A brief historical interlude at the site of Nebi Akasha. Witnesses testify to this site in the 13th century although the building itself dates from the beginning of the 16th. Buried here are members of the Kamyari family, although we know little about them. In the 19th century a mosque was added to the site. Neither are in use at the moment; around them has grown the modern city of Jerusalem (the building would have been some distance from the city walls when constructed) but it is testimony to another portion of Jerusalem’s past.
Continuing on Haneviim, we paused by the home of William Holman Hunt, a British avant-garde artist who decided that to paint religious scenes of Israel, he needed to actually be here. Opposite his grand mansion was a small house that was briefly occupied by the famous Israeli poet Rachel, although she would have been there too late to meet her wealthy neighbour.
Our next stop was at the delightful Beit Ticho, home to one of Jerusalem’s first cafes (I can testify to the quality of their desserts!). We heard about the former inhabitants of the house, particularly the famous antiques forger Herman Shapira, and then the world-renowned optometrist Dr Ticho and his artistic wife Anna. The building is now owned by the Israel Museum and it is possible to enter for free and enjoy a small exhibition of Anna’s work together with a changing exhibition upstairs. And perhaps have a dessert on the way out…
Next to Beit Ticho is Beit HaRav, the former home Rav Kook, considered to be the founder of religious Zionism. Here was also his yeshiva, the Mercaz HaRav; there is now a small museum instead although sadly we did not have time to take a look – I’ll have to make a return visit.
We concluded our day in the area called the Russian Compound. The Russians were the major investors in Jerusalem of all the major powers during this period, partly because they had the majority of the pilgrims – around 20 000 a year! The Russian Compound was constructed to meet their needs offering hostels for men and women and a grand church. A later, grandiose building known as Sergei’s Courtyard was constructed to host important aristocrats; it has recently been returned to the Russian government and is undergoing refurbishment.
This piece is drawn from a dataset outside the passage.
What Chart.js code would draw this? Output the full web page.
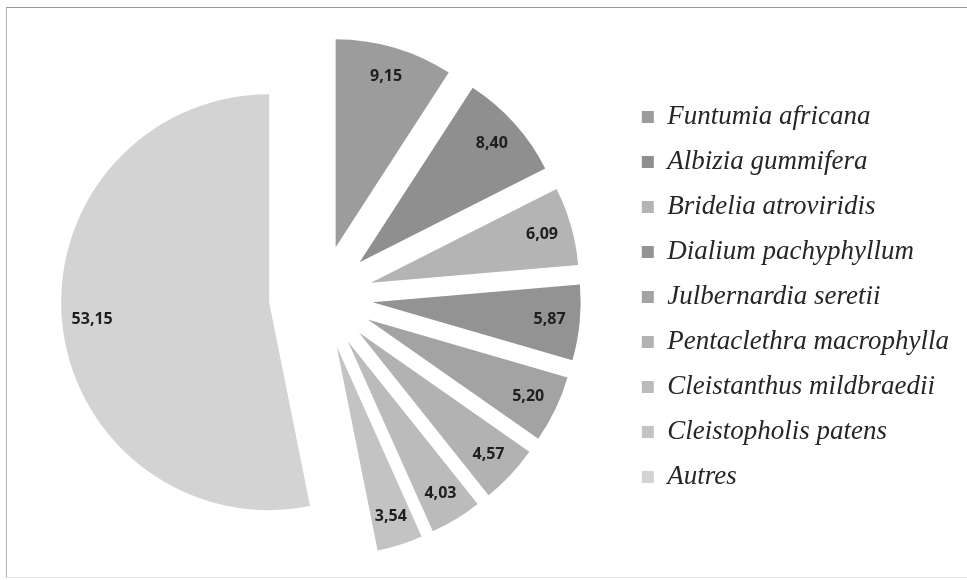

With the communist revolution the pilgrimages from Russia reduced significantly as did the funds flowing to the Orthodox Church institutions in Israel. Much of the land was sold off and the Russian compound was taken over eventually by the British and used as their governmental headquarters in Jerusalem. When Israel was later established, they bought the land from Russia (in oranges – money was short at the time!) and established there various local governmental organisations – the Jerusalem municipality is still in the area – as well as the Supreme Court before it moved to its current location.
Situated inside the Russian Compound is the Museum of the Underground Prisoners. The British converted one of the hostels into a prison – it is possible to visit the site where they have attempted to reconstruct prison life so that it is possible to understand the conditions at the time. Perhaps of most interest is the dramatic story of Meir Feinstein and Moshe Barazani – these two men were sentenced to death by the British; in a final act of defiance they committed suicide. The story is a remarkable one, to the extent that the former Israeli Prime Minister Menachem Begin requested to be buried next to them on the Mount of Olives, forfeiting his right to be interred at Mt Herzl.